Anata e (あなたへ), also known as Dearest, is a 2012 Japanese drama film directed by Yasuo Furuhata.

==Plot==
The story follows the journey of a man traveling some 1000 kilometers from Toyama City, Japan to his wife's hometown in Nagasaki Prefecture, in order to scatter her ashes into the sea. Along the way, he travels through several locations, including the ruins of Takeda Castle, Shimonoseki City, the Kanmon Bridge, Moji-ku, Kitakyūshū, and Sasebo, Nagasaki, recalling experiences with his wife along the way. He also befriends and is assisted by numerous strangers.

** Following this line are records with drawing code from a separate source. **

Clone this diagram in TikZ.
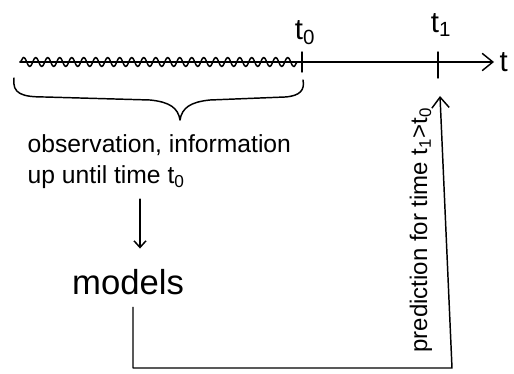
\documentclass[tikz,border=0pt]{standalone}
\usepackage{fontspec}
\setmainfont{Liberation Sans}
\usetikzlibrary{arrows.meta,decorations.pathmorphing}
\begin{document}
\begin{tikzpicture}[x=0.75pt,y=-0.75pt, line width=1.1pt, line cap=round, line join=round,
  txt/.style={font=\fontsize{18.5}{23}\selectfont, inner sep=0pt},
  rottxt/.style={font=\fontsize{18}{21}\selectfont, inner sep=0pt},
  lbl/.style={font=\fontsize{22}{26}\selectfont, inner sep=0pt},
  bigtxt/.style={font=\fontsize{26}{30}\selectfont, inner sep=0pt},
  tip/.style={-{Straight Barb[length=8pt,width=13pt,line width=1.1pt]}},
  tipsmall/.style={-{Straight Barb[length=5pt,width=9pt,line width=1.1pt]}}]
\useasboundingbox (0,0) rectangle (514,374);
% axis
\coordinate (axstart) at (20,62);
\coordinate (axend) at (494,62);
\node[lbl, anchor=west] (tlab) at (499,62) {t};
\draw[tip] (axstart) -- (axend);
\draw[decorate, decoration={snake, amplitude=3.5pt, segment length=9pt}] (20,62) -- (302,62);
% ticks
\coordinate (t0top) at (302,52);
\coordinate (t0bot) at (302,72);
\coordinate (t1top) at (438,52);
\coordinate (t1bot) at (438,78);
\draw (t0top) -- (t0bot);
\draw (t1top) -- (t1bot);
\node[lbl] (t0) at (305,33) {t\textsubscript{0}};
\node[lbl] (t1) at (441,25) {t\textsubscript{1}};
% brace
\draw (14,78) .. controls (12,94) and (22,97) .. (45,97) -- (150,100)
  .. controls (170,102) and (178,108) .. (180,120)
  .. controls (182,108) and (190,102) .. (210,100) -- (285,97)
  .. controls (300,96) and (305,90) .. (303,80);
% observation text
\node[txt, anchor=north west, align=left] (obs) at (27,134) {observation, information\\up until time t\textsubscript{0}};
% models
\node[bigtxt] (models) at (128,282) {models};
\draw[tipsmall] ([shift={(12,10)}]obs.south -| models.north) -- ([shift={(12,-20)}]models.north);
% return path
\coordinate (corner1) at (133,368);
\coordinate (corner2) at (452,368);
\coordinate (predend) at (440,96);
\draw[tip] ([shift={(5,12)}]models.south) -- (corner1) -- (corner2) -- (predend);
\node[rottxt, rotate=90] (pred) at (421,230) {prediction for time t\textsubscript{1}>t\textsubscript{0}};
\end{tikzpicture}
\end{document}
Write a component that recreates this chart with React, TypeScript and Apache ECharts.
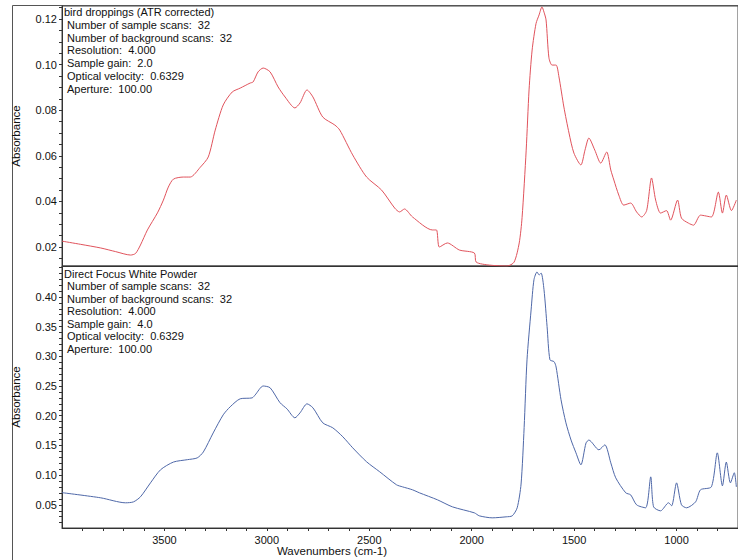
import React, { useEffect, useRef } from "react";
import * as echarts from "echarts";

// Top spectrum: bird droppings (ATR corrected)
const birdWavenumbers = [
  4000, 3909, 3811, 3738, 3665, 3641, 3617, 3583, 3534, 3505, 3481, 3456, 3408, 3374, 3325, 3286,
  3252, 3213, 3169, 3130, 3082, 3067, 3043, 3018, 2984, 2945, 2911, 2863, 2838, 2804, 2775, 2727,
  2668, 2644, 2581, 2513, 2440, 2376, 2352, 2328, 2289, 2192, 2172, 2158, 2119, 2060, 1987, 1978,
  1914, 1827, 1793, 1768, 1754, 1734, 1720, 1705, 1686, 1671, 1657, 1647, 1637, 1623, 1608, 1588,
  1574, 1550, 1525, 1501, 1467, 1447, 1428, 1399, 1370, 1341, 1321, 1306, 1282, 1258, 1224, 1195,
  1170, 1146, 1122, 1102, 1078, 1049, 1029, 995, 976, 942, 917, 883, 830, 796, 776, 757, 732, 708,
];
const birdAbsorbance = [
  0.0226, 0.0212, 0.0196, 0.018, 0.0165, 0.0172, 0.0209, 0.0275, 0.035, 0.0406, 0.0463, 0.0498,
  0.0507, 0.0507, 0.055, 0.0595, 0.0713, 0.0823, 0.088, 0.0897, 0.0919, 0.0924, 0.0968, 0.0985,
  0.0968, 0.0902, 0.0858, 0.081, 0.0832, 0.0889, 0.0858, 0.077, 0.0735, 0.0713, 0.0604, 0.0507,
  0.045, 0.0371, 0.0354, 0.0367, 0.0332, 0.0275, 0.0275, 0.02, 0.0218, 0.0187, 0.0174, 0.0134,
  0.0121, 0.0117, 0.0134, 0.0218, 0.033, 0.0625, 0.0889, 0.1064, 0.118, 0.1218, 0.1253, 0.123,
  0.1196, 0.103, 0.0998, 0.0998, 0.0946, 0.0814, 0.07, 0.0612, 0.056, 0.0625, 0.0678, 0.0625,
  0.0568, 0.0617, 0.0538, 0.0494, 0.0428, 0.0384, 0.0393, 0.0354, 0.0332, 0.036, 0.0503, 0.0406,
  0.0349, 0.036, 0.0318, 0.0406, 0.0327, 0.0305, 0.0296, 0.034, 0.0332, 0.0441, 0.0349, 0.0428,
  0.036, 0.0406,
];

// Bottom spectrum: Direct Focus White Powder
const powderWavenumbers = [
  4000, 3811, 3690, 3651, 3617, 3568, 3519, 3456, 3388, 3340, 3310, 3262, 3213, 3179, 3130, 3072,
  3057, 3018, 2984, 2936, 2902, 2863, 2838, 2804, 2775, 2727, 2678, 2629, 2581, 2513, 2449, 2367,
  2338, 2289, 2255, 2167, 2094, 1987, 1963, 1900, 1832, 1802, 1778, 1759, 1744, 1730, 1710, 1696,
  1681, 1671, 1661, 1647, 1632, 1618, 1598, 1588, 1564, 1540, 1515, 1491, 1467, 1442, 1428, 1379,
  1350, 1321, 1297, 1248, 1224, 1195, 1151, 1126, 1112, 1078, 1039, 1024, 1000, 976, 951, 907, 883,
  830, 801, 776, 757, 737, 718, 708,
];
const powderAbsorbance = [
  0.0705, 0.0618, 0.0534, 0.055, 0.0635, 0.087, 0.109, 0.122, 0.126, 0.129, 0.139, 0.171, 0.2015,
  0.215, 0.2285, 0.23, 0.235, 0.25, 0.247, 0.222, 0.2116, 0.1965, 0.2049, 0.22, 0.2133, 0.188,
  0.1796, 0.1645, 0.146, 0.1224, 0.1056, 0.0837, 0.0803, 0.0753, 0.0702, 0.0584, 0.0466, 0.0365,
  0.0315, 0.0281, 0.0298, 0.0315, 0.045, 0.085, 0.18, 0.294, 0.378, 0.429, 0.442, 0.437, 0.44,
  0.412, 0.35, 0.294, 0.291, 0.282, 0.227, 0.188, 0.159, 0.1375, 0.1173, 0.154, 0.159, 0.1426,
  0.151, 0.1207, 0.0955, 0.0702, 0.0668, 0.05, 0.045, 0.0971, 0.0466, 0.0399, 0.0534, 0.0483,
  0.087, 0.05, 0.045, 0.055, 0.0753, 0.0803, 0.1375, 0.082, 0.122, 0.087, 0.104, 0.08,
];

const xLabelValues = [3500, 3000, 2500, 2000, 1500, 1000];
const topYLabels = [0.02, 0.04, 0.06, 0.08, 0.1, 0.12];
const bottomYLabels = [0.05, 0.1, 0.15, 0.2, 0.25, 0.3, 0.35, 0.4];

const birdInfo = [
  "Number of sample scans:  32",
  "Number of background scans:  32",
  "Resolution:  4.000",
  "Sample gain:  2.0",
  "Optical velocity:  0.6329",
  "Aperture:  100.00",
];
const powderInfo = [
  "Number of sample scans:  32",
  "Number of background scans:  32",
  "Resolution:  4.000",
  "Sample gain:  4.0",
  "Optical velocity:  0.6329",
  "Aperture:  100.00",
];

const FONT = "'Liberation Sans', Arial, sans-serif";

function zip(a: number[], b: number[]) {
  return a.map((v, i) => [v, b[i]]);
}

function range(start: number, end: number, step: number) {
  const out: number[] = [];
  for (let v = start; v <= end + 1e-9; v += step) out.push(Math.round(v * 10000) / 10000);
  return out;
}

export default function App() {
  const ref = useRef<HTMLDivElement>(null);
  useEffect(() => {
    if (!ref.current) return;
    const chart = echarts.init(ref.current, null, { renderer: "svg" });

    const textEls: any[] = [];
    textEls.push({
      type: "text",
      left: 64,
      top: 6,
      style: { text: "bird droppings (ATR corrected)", font: `11px ${FONT}`, fill: "#111" },
    });
    birdInfo.forEach((t, i) => {
      textEls.push({
        type: "text",
        left: 67,
        top: 19.5 + i * 12.7,
        style: { text: t, font: `11px ${FONT}`, fill: "#111" },
      });
    });
    textEls.push({
      type: "text",
      left: 64,
      top: 268,
      style: { text: "Direct Focus White Powder", font: `11px ${FONT}`, fill: "#111" },
    });
    powderInfo.forEach((t, i) => {
      textEls.push({
        type: "text",
        left: 67,
        top: 280.5 + i * 12.6,
        style: { text: t, font: `11px ${FONT}`, fill: "#111" },
      });
    });
    textEls.push({
      type: "text",
      x: 332,
      y: 551,
      style: {
        text: "Wavenumbers (cm-1)",
        font: `11.5px ${FONT}`,
        fill: "#111",
        textAlign: "center",
        textVerticalAlign: "middle",
      },
    });
    textEls.push({
      type: "polyline",
      shape: { points: [[12.5, 560], [12.5, 5.5], [738, 5.5]] },
      style: { stroke: "#555", lineWidth: 1, fill: null },
      silent: true,
    });

    const xAxisCommon = {
      type: "value",
      inverse: true,
      min: 700,
      max: 4000,
      splitLine: { show: false },
      axisLine: { show: true, lineStyle: { color: "#333", width: 1 } },
    };

    const yAxisCommon = {
      type: "value",
      splitLine: { show: false },
      axisLine: { show: true, lineStyle: { color: "#333", width: 1 } },
      axisTick: { show: true, inside: false, length: 3, lineStyle: { color: "#333" } },
      nameLocation: "middle",
      nameGap: 40,
      nameTextStyle: { fontFamily: FONT, fontSize: 11.5, color: "#111" },
    };

    chart.setOption({
      animation: false,
      backgroundColor: "#ffffff",
      grid: [
        { left: 62, top: 6, right: 0, height: 260, show: true, borderColor: "#444", borderWidth: 1 },
        { left: 62, top: 266, right: 0, height: 262, show: true, borderColor: "#444", borderWidth: 1 },
      ],
      xAxis: [
        {
          ...xAxisCommon,
          gridIndex: 0,
          axisLabel: { show: false },
          axisTick: { show: false },
        },
        {
          ...xAxisCommon,
          gridIndex: 1,
          axisTick: {
            show: true,
            length: 3,
            customValues: range(800, 3900, 100),
            lineStyle: { color: "#333" },
          },
          axisLabel: {
            show: true,
            customValues: xLabelValues,
            formatter: (v: number) => String(v),
            margin: 6,
            fontFamily: FONT,
            fontSize: 11,
            color: "#111",
          },
        },
      ],
      yAxis: [
        {
          ...yAxisCommon,
          gridIndex: 0,
          min: 0.0117,
          max: 0.1257,
          name: "Absorbance",
          axisTick: { ...yAxisCommon.axisTick, customValues: range(0.015, 0.125, 0.005) },
          axisLabel: {
            customValues: topYLabels,
            formatter: (v: number) => v.toFixed(2),
            margin: 5,
            fontFamily: FONT,
            fontSize: 11,
            color: "#111",
          },
        },
        {
          ...yAxisCommon,
          gridIndex: 1,
          min: 0.011,
          max: 0.452,
          name: "Absorbance",
          axisTick: { ...yAxisCommon.axisTick, customValues: range(0.02, 0.45, 0.01) },
          axisLabel: {
            customValues: bottomYLabels,
            formatter: (v: number) => v.toFixed(2),
            margin: 5,
            fontFamily: FONT,
            fontSize: 11,
            color: "#111",
          },
        },
      ],
      series: [
        {
          type: "line",
          xAxisIndex: 0,
          yAxisIndex: 0,
          data: zip(birdWavenumbers, birdAbsorbance),
          showSymbol: false,
          smooth: 0.25,
          lineStyle: { color: "#e0535c", width: 1 },
          itemStyle: { color: "#e0535c" },
          clip: true,
        },
        {
          type: "line",
          xAxisIndex: 1,
          yAxisIndex: 1,
          data: zip(powderWavenumbers, powderAbsorbance),
          showSymbol: false,
          smooth: 0.25,
          lineStyle: { color: "#4f68a8", width: 1 },
          itemStyle: { color: "#4f68a8" },
          clip: true,
        },
      ],
      graphic: textEls,
    });

    return () => chart.dispose();
  }, []);

  return (
    <div
      ref={ref}
      style={{ position: "fixed", left: 0, top: 0, width: 738, height: 560, background: "#fff" }}
    />
  );
}
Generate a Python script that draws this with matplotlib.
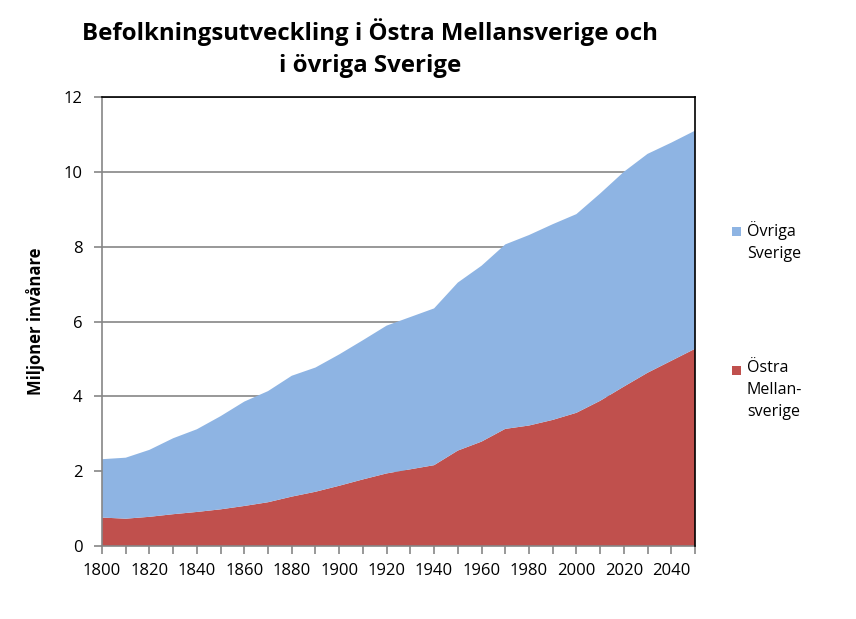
import matplotlib
matplotlib.use("Agg")
import matplotlib.pyplot as plt
import numpy as np
from matplotlib.patches import Rectangle

years = list(range(1800, 2051, 10))
ostra = [0.76, 0.73, 0.78, 0.85, 0.91, 0.98, 1.07, 1.17, 1.32, 1.45, 1.61, 1.78, 1.94,
         2.05, 2.16, 2.55, 2.79, 3.13, 3.22, 3.37, 3.56, 3.88, 4.26, 4.63, 4.95, 5.27]
totalt = [2.32, 2.36, 2.57, 2.88, 3.12, 3.47, 3.86, 4.14, 4.55, 4.77, 5.12, 5.50, 5.89,
          6.12, 6.35, 7.04, 7.49, 8.06, 8.31, 8.60, 8.87, 9.42, 10.00, 10.48, 10.78, 11.10]
ovriga = [t - o for t, o in zip(totalt, ostra)]

series_names = ["Östra\nMellan-\nsverige", "Övriga\nSverige"]
colors = ["#C0504D", "#8EB4E3"]
title = "Befolkningsutveckling i Östra Mellansverige och\ni övriga Sverige"
ylabel = "Miljoner invånare"
xticks_major = list(range(1800, 2041, 20))
yticks = [0, 2, 4, 6, 8, 10, 12]

plt.rcParams['font.family'] = ['Open Sans', 'DejaVu Sans']

fig = plt.figure(figsize=(8.56, 6.19), dpi=100)
W, H = 856, 619
ax = fig.add_axes([102 / W, 1 - 546 / H, (695 - 102) / W, (546 - 97) / H])

ax.stackplot(years, ostra, ovriga, colors=colors, linewidth=0, zorder=2)

ax.set_xlim(1800, 2050)
ax.set_ylim(0, 12)
ax.set_yticks(yticks)
ax.set_xticks(xticks_major)
ax.set_xticks(list(range(1800, 2051, 10)), minor=True)
ax.grid(axis='y', color='#868686', linewidth=1.2, zorder=1)
ax.set_axisbelow(True)

for s in ['left', 'bottom']:
    ax.spines[s].set_color('#868686')
    ax.spines[s].set_linewidth(1.2)
for s in ['top', 'right']:
    ax.spines[s].set_color('black')
    ax.spines[s].set_linewidth(1.2)
    ax.spines[s].set_zorder(5)

ax.tick_params(axis='both', which='both', direction='out', color='#868686', width=1.2)
ax.tick_params(axis='y', length=6, labelsize=12, pad=8)
ax.tick_params(axis='x', which='both', length=6, labelsize=12, pad=6)

ax.set_ylabel(ylabel, fontsize=12, fontweight='bold', labelpad=12)
ax.yaxis.set_label_coords(-(102 - 45) / (695 - 102), 0.5)

fig.text(370 / W, 1 - 48 / H, title, ha='center', va='center', fontsize=17.3,
         fontweight='bold', linespacing=1.45)

# legend
leg_items = [(series_names[1], colors[1], 227), (series_names[0], colors[0], 366)]
for label, col, ytop in leg_items:
    fig.patches.append(Rectangle((732 / W, 1 - (ytop + 9) / H), 9 / W, 9 / H,
                                 transform=fig.transFigure, facecolor=col,
                                 edgecolor='none'))
    fig.text(747 / W, 1 - (ytop - 6) / H, label, ha='left', va='top',
             fontsize=11.5, linespacing=1.5)

fig.savefig("out.png", dpi=100)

Eiji Kurashima, a correctional officer at a prison in Toyama, receives a picture postcard from his late wife, Yoko. The letter reveals her final wish—to have her ashes scattered in her hometown sea, a wish he never knew about before. Her will had been held at the Hirado post office for seven days before reaching him. Seeking to understand his late wife's true feelings, Eiji embarks on a solo journey in a modified van he built himself, traveling from Toyama through Hida-Takayama, Kyoto, Osaka, Takeda Castle, the Seto Inland Sea, Shimonoseki, and Kitakyushu, eventually reaching his wife’s hometown in Hirado, Nagasaki. Along the way, he encounters various people and experiences their lives, leading him to rediscover the depth of his wife's love.

==Cast==
- Ken Takakura as Eiji Kurashima
- Yūko Tanaka as Yoko, his wife
- Takeshi Kitano as Sugino Teruo, Japanese literature teacher
- Tadanobu Asano as Cop
- Tsuyoshi Kusanagi as Tamiya Yuji, food-stall cook
- Kōichi Satō as "Nambara", food-stall cook and former fisherman
- Haruka Ayase as Naoko Hamazaki, young waitress and Nambara's daughter
- Kimiko Yo as Tamiko Hamazaki, her mother, eatery owner, and Nambara's widow/wife
- Hideji Ōtaki as Ohura Goro, elderly boat owner, and estranged father of Nambara
- Takahiro Miura
- Kyōzō Nagatsuka
- Mieko Harada

==Production==
Around the time of filming, Takakura was 80 years of age. His role as Kurashima was his last before his death in 2014. Hideji Ōtaki, who played Nambara's estranged father, died a few months after the film's release.